The interim report on legal aid in criminal appeals published recently by ‘Justice’ was followed almost immediately by the final report of the working party on legal aid in criminal proceedings. Both reports describe the existing facilities quite clearly and unequivocally as unsatisfactory.

Letters to the editor

If one permits the public notion of a profession to become diluted, then inevitably the standing of the professional man suffers. That is why the claims of surveyors, architects, cutlers, and of estate agents, journalists, schoolteachers, private enquiry agents, etc, ought to be resisted. With respect, membership of the legal profession does, ipso facto, make a person learned in the law. For myself, I make no greater claim to learning than was required to pass the Law Society’s examinations. S.P. Best

8 June 1988 Postbox: Legal aid rates

The purpose of this letter is to let you know I have just made the decision on behalf of my firm that we will no longer carry out Crown court work on legal aid except in very unusual circumstances.
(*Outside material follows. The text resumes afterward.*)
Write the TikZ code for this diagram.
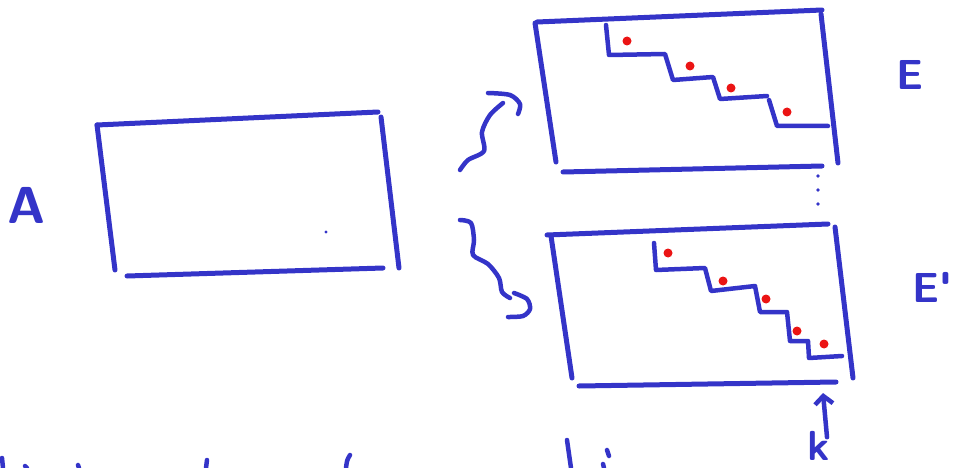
\documentclass[tikz,border=0pt]{standalone}
\usetikzlibrary{arrows.meta}
\definecolor{penblue}{RGB}{52,52,200}
\definecolor{dotred}{RGB}{235,20,20}
\tikzset{
  pen/.style={draw=penblue, line width=5pt, line cap=round, line join=round},
  thinpen/.style={draw=penblue, line width=4.5pt, line cap=round, line join=round},
  hand/.style={text=penblue, font=\sffamily\bfseries\fontsize{42}{42}\selectfont, inner sep=0pt}
}
\begin{document}
\begin{tikzpicture}[x=1pt,y=-1pt]
        \useasboundingbox (0,0) rectangle (963,468);
        % Matrix A
        \draw[pen] (97,125) -- (378,112);
        \draw[pen] (97,125) -- (115,270);
        \draw[pen] (381,117) -- (399,268);
        \draw[pen] (127,276) -- (383,268);
        \fill[penblue] (326,232) circle (1.6pt);
        \node[hand, font=\sffamily\bfseries\fontsize{52}{52}\selectfont] (A) at (27,205) {A};
        % Echelon form E
        \draw[pen] (537,22) -- (822,10);
        \draw[pen] (535,23) -- (556,162);
        \draw[pen] (821,14) -- (838,163);
        \draw[pen] (563,172) -- (822,166);
        \draw[thinpen] (606,25) -- (609,55) -- (665,54) -- (673,80) -- (713,77)
                       -- (720,99) -- (767,96);
        \draw[thinpen] (769,100) -- (777,126) -- (828,126);
        \foreach \p in {(627,41),(690,66),(731,88),(787,112)} {
            \fill[dotred] \p circle (4.5pt);
        }
        \node[hand] (E) at (910,75) {E};
        % vertical dots
        \foreach \y in {176,190,204} {
            \fill[penblue] (818,\y) circle (1.8pt);
        }
        % Echelon form E'
        \draw[pen] (547,235) -- (828,224);
        \draw[pen] (551,236) -- (572,378);
        \draw[pen] (835,227) -- (853,378);
        \draw[pen] (579,386) -- (836,382);
        \draw[thinpen] (654,243) -- (656,270) -- (705,268) -- (711,291) -- (755,286)
                       -- (760,312) -- (787,312) -- (790,341) -- (808,341)
                       -- (809,358) -- (842,356);
        \foreach \p in {(668,253),(723,281),(766,299),(797,331),(824,344)} {
            \fill[dotred] \p circle (4.5pt);
        }
        \node[hand] (Ep) at (932,287) {E\textquotesingle};
        % squiggly arrows
        \draw[thinpen] plot[smooth] coordinates
            {(460,170) (468,160) (484,151) (482,132) (490,115) (503,103)};
        \draw[thinpen] plot[smooth] coordinates
            {(488,93) (510,95) (520,104) (518,114)};
        \draw[thinpen] plot[smooth] coordinates
            {(460,220) (471,223) (474,240) (473,255) (488,264) (499,278) (502,292) (510,298)};
        \draw[thinpen] plot[smooth] coordinates
            {(514,293) (527,299) (530,309) (523,316) (508,317)};
        % k with arrow
        \node[hand] (k) at (819,446) {k};
        \coordinate (ktip) at (823,393);
        \draw[thinpen, -{Straight Barb[length=8pt,width=18pt]}] ([xshift=8pt,yshift=-6pt]k.north) -- (ktip);
        % cut off writing at the bottom
        \draw[thinpen] (2,458) -- (3,468);
        \draw[thinpen] (25,466) -- (27,468);
        \draw[thinpen] (78,465) -- (79,468);
        \draw[thinpen] (207,460) -- (206,468);
        \draw[thinpen] (350,455) .. controls (347,460) .. (346,468);
        \draw[thinpen] (567,440) -- (571,468);
        \draw[thinpen] (607,450) -- (609,456);
        \draw[thinpen] (603,464) -- (604,468);
    \end{tikzpicture}
\end{document}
The reasons for my decision are simply that criminal legal aid is not only appallingly badly paid, but the process of claiming payment is time consuming and extremely irksome.

It gives me no pleasure at all to have made my decision. I only hope that the legal aid authorities and those responsible for the government’s purse sort out civil legal aid before that system too becomes beset by the problems in the criminal legal aid system. ASR Walker, Cirencester

12 June 2008 Letters to the editor

I am writing to comment on an address given by shadow attorney general Dominic Grieve QC (pictured) to a meeting organised by my criminal defence firm, Hine & Associates.

Mr Grieve indicated that should the Conservatives return to power, they would not proceed with the proposed competitive tendering for criminal legal aid contracts. He expressed his support for the current two-tier system that maintains the status quo between the role of solicitors and barristers.

Although he described competitive tendering as ‘massively destructive’, Mr Grieve disappointingly stated that if the current proposals are implemented in the lifetime of the present government, a future Conservative government would do nothing to reverse the process.